Shell: Bluff mit dem Trinkgeld?

Tankstellen: Ein Rechtsanwalt stellt Strafanzeige. Er sieht die Kunden getäuscht.

Wuppertal. Der Wuppertaler Rechtsanwalt der IG Metall stellt Strafanzeige gegen Shell und einen Wuppertaler Pächter. Der Vorwurf: Betrug, weil Shell die Kunden täusche. Denn der Euro, den die Kunden für den Tankwart als Dank für den Service freiwillig zahlen können, landet nicht als Trinkgeld bei dem Tankwart, sondern bleibt bei den jeweiligen Pächtern. Jeder Außenstehende, den Rechtsanwalt Michael Mühle auf den Service-Euro angesprochen hat, sei aber in dem Glauben, der Euro käme dem Tankwart zugute.

Tatsächlich räumen sowohl die Shell-Pressestelle in Hamburg als auch der Wuppertaler Pächter jedoch unumwunden ein, dass der Service-Euro nicht als Trinkgeld gedacht ist. Cornelia Wolber aus Hamburg stellt klar, dass der Tankwart ein vertraglich vereinbartes Gehalt erhält. An diesem ändere sich nichts, gleich wie häufig die Kunden nach Erhalt der so genannten Kundenzufriedenheitskarte den freiwilligen Service-Euro zahlen. Es könne jedoch sein, so Wolber, dass das Gehalt des Tankwarts auch aus diesem Service-Euro bestritten wird.
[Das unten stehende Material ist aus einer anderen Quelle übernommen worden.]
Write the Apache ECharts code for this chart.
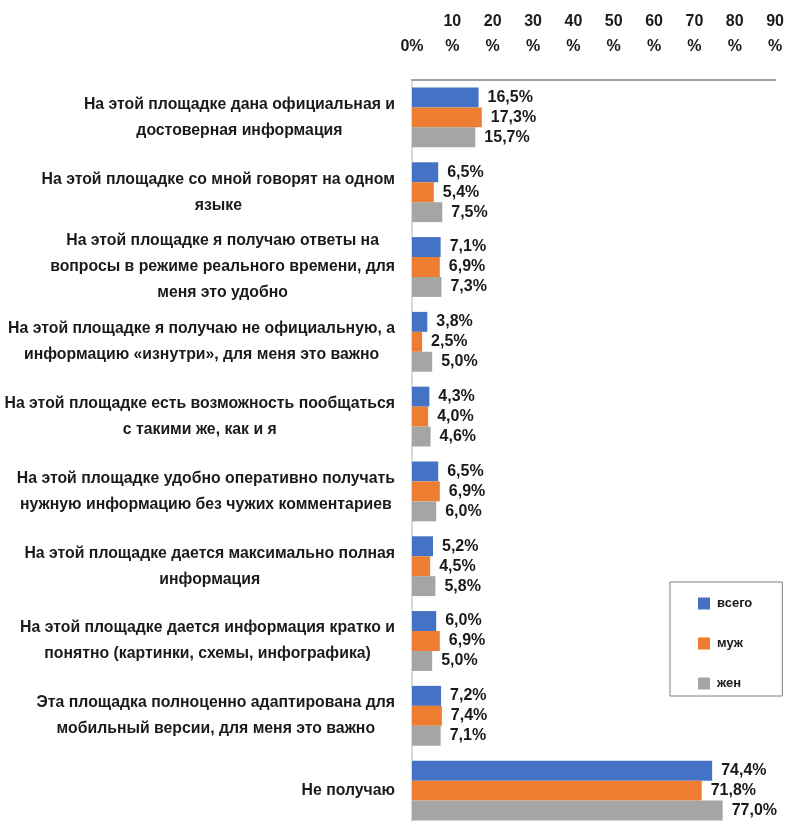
<!DOCTYPE html>
<html>
<head>
<meta charset="utf-8">
<script src="https://cdn.jsdelivr.net/npm/echarts@6/dist/echarts.min.js"></script>
<style>
  html, body { margin: 0; padding: 0; background: #fff; overflow: hidden; }
  /* the plot runs slightly past the bottom edge of the window */
  #chart { width: 787px; height: 830px; }
</style>
</head>
<body>
<div id="chart"></div>
<script>
// Reasons for choosing the platform, share of respondents (%)
const categories = [
  'На этой площадке дана официальная и\nдостоверная информация',
  'На этой площадке со мной говорят на одном\nязыке',
  'На этой площадке я получаю ответы на\nвопросы в режиме реального времени, для\nменя это удобно',
  'На этой площадке я получаю не официальную, а\nинформацию «изнутри», для меня это важно',
  'На этой площадке есть возможность пообщаться\nс такими же, как и я',
  'На этой площадке удобно оперативно получать\nнужную информацию без чужих комментариев',
  'На этой площадке дается максимально полная\nинформация',
  'На этой площадке дается информация кратко и\nпонятно (картинки, схемы, инфографика)',
  'Эта площадка полноценно адаптирована для\nмобильный версии, для меня это важно',
  'Не получаю'
];

const seriesNames = ['всего', 'муж', 'жен'];
const total = [16.5, 6.5, 7.1, 3.8, 4.3, 6.5, 5.2, 6.0, 7.2, 74.4];
const male = [17.3, 5.4, 6.9, 2.5, 4.0, 6.9, 4.5, 6.9, 7.4, 71.8];
const female = [15.7, 7.5, 7.3, 5.0, 4.6, 6.0, 5.8, 5.0, 7.1, 77.0];

const colors = ['#4472C4', '#ED7D31', '#A5A5A5'];
const FONT = '"Liberation Sans", Arial, sans-serif';

const chart = echarts.init(document.getElementById('chart'), null, { renderer: 'canvas' });

function pct(v) {
  return v.toFixed(1).replace('.', ',') + '%';
}

function makeSeries(name, data, color) {
  return {
    name: name,
    type: 'bar',
    data: data,
    barGap: '0%',
    barCategoryGap: '20%',
    itemStyle: { color: color },
    label: {
      show: true,
      position: 'right',
      distance: 9,
      formatter: p => pct(p.value),
      fontFamily: FONT,
      fontWeight: 'bold',
      fontSize: 16,
      color: '#1a1a1a'
    }
  };
}

chart.setOption({
  animation: false,
  color: colors,
  textStyle: { fontFamily: FONT },
  grid: { left: 412, right: 9, top: 80, bottom: 2, containLabel: false },
  legend: {
    orient: 'vertical',
    left: 670,
    top: 582,
    padding: [15, 30, 6, 28],
    itemWidth: 12,
    itemHeight: 12,
    itemGap: 27,
    borderColor: '#7f7f7f',
    borderWidth: 1,
    icon: 'rect',
    data: seriesNames,
    textStyle: { fontFamily: FONT, fontSize: 13, fontWeight: 'bold', color: '#1a1a1a', padding: [0, 0, 0, 2] }
  },
  xAxis: {
    type: 'value',
    position: 'top',
    min: 0,
    max: 90,
    interval: 10,
    axisLine: { show: true, lineStyle: { color: '#a0a0a0', width: 2 } },
    axisTick: { show: false },
    splitLine: { show: false },
    axisLabel: {
      margin: 21,
      fontFamily: FONT,
      fontSize: 16,
      fontWeight: 'bold',
      lineHeight: 25,
      color: '#1a1a1a',
      formatter: v => (v === 0 ? '0%' : v + '\n%')
    }
  },
  yAxis: {
    type: 'category',
    inverse: true,
    data: categories,
    axisLine: { show: true, lineStyle: { color: '#d9d9d9', width: 2 } },
    axisTick: { show: false },
    axisLabel: {
      margin: 17,
      align: 'right',
      formatter: v => v.split('\n').map(s => '{t|' + s + '}').join('\n'),
      rich: {
        t: {
          align: 'center',
          fontFamily: FONT,
          fontSize: 15.8,
          fontWeight: 'bold',
          lineHeight: 26,
          color: '#1a1a1a'
        }
      }
    }
  },
  series: [
    makeSeries(seriesNames[0], total, colors[0]),
    makeSeries(seriesNames[1], male, colors[1]),
    makeSeries(seriesNames[2], female, colors[2])
  ]
});
</script>
</body>
</html>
Ein Wuppertaler Pächter schreibt in in einem Brief an die IG Metall Wuppertal: "Wieso ich den Euro auszahlen soll, ist mir ein Rätsel." Auch in der Metallbranche werde lediglich der Lohn bezahlt. Ein Argument, mit dem sich Mühle nicht abspeisen lassen will. Denn der Text auf der Kundenzufriedenheitskarte suggeriere, dass der Euro an den Tankwart ginge. "Eine glatte Täuschung", so der Rechtanwalt.

In der Praxis ist es zudem nicht gerne gesehen, wenn Kunden den Euro direkt an den Tankwart aushändigen. Passiert das zu häufig, drängt der Pächter wieder darauf, die vermeintlichen Trinkgelder nach Aushändigen der Zufriedenheitskarte an der Kasse buchen zu lassen. So ist es auch in Wuppertal geschehen.

"Der Tankwart ist ein Marketinginstrument", so der Pächter. Und der Hamburger Zentrale zufolge zahlen 85 Prozent der Kunden den freiwilligen Euro für Service wie Auftanken, Wischen der Frontscheibe oder Kontrolle des Ölstands. Ein Nebeneffekt: Der Verkauf von Motorenöl ist an den Shell-Stationen mit Tankwart um bis zu 30 Prozent gestiegen. Dazu kommt viel Aufklärungsarbeit über den V-Power-Treibstoff.

Shell beschäftigt derzeit an etwa 1000 Tankstellen in Deutschland etwa 2600 Tankwarte - Tendenz steigend. Im vergangenen Jahr wurde der Tankwart-Service eingeführt.

Der Wuppertaler Pächter erklärt, dass er diesen Service natürlich "wirtschaftlich oder zumindest kostenneutral" betreiben wolle. Und das habe zu neuen Arbeitsplätzen und Ausbildungsstellen geführt.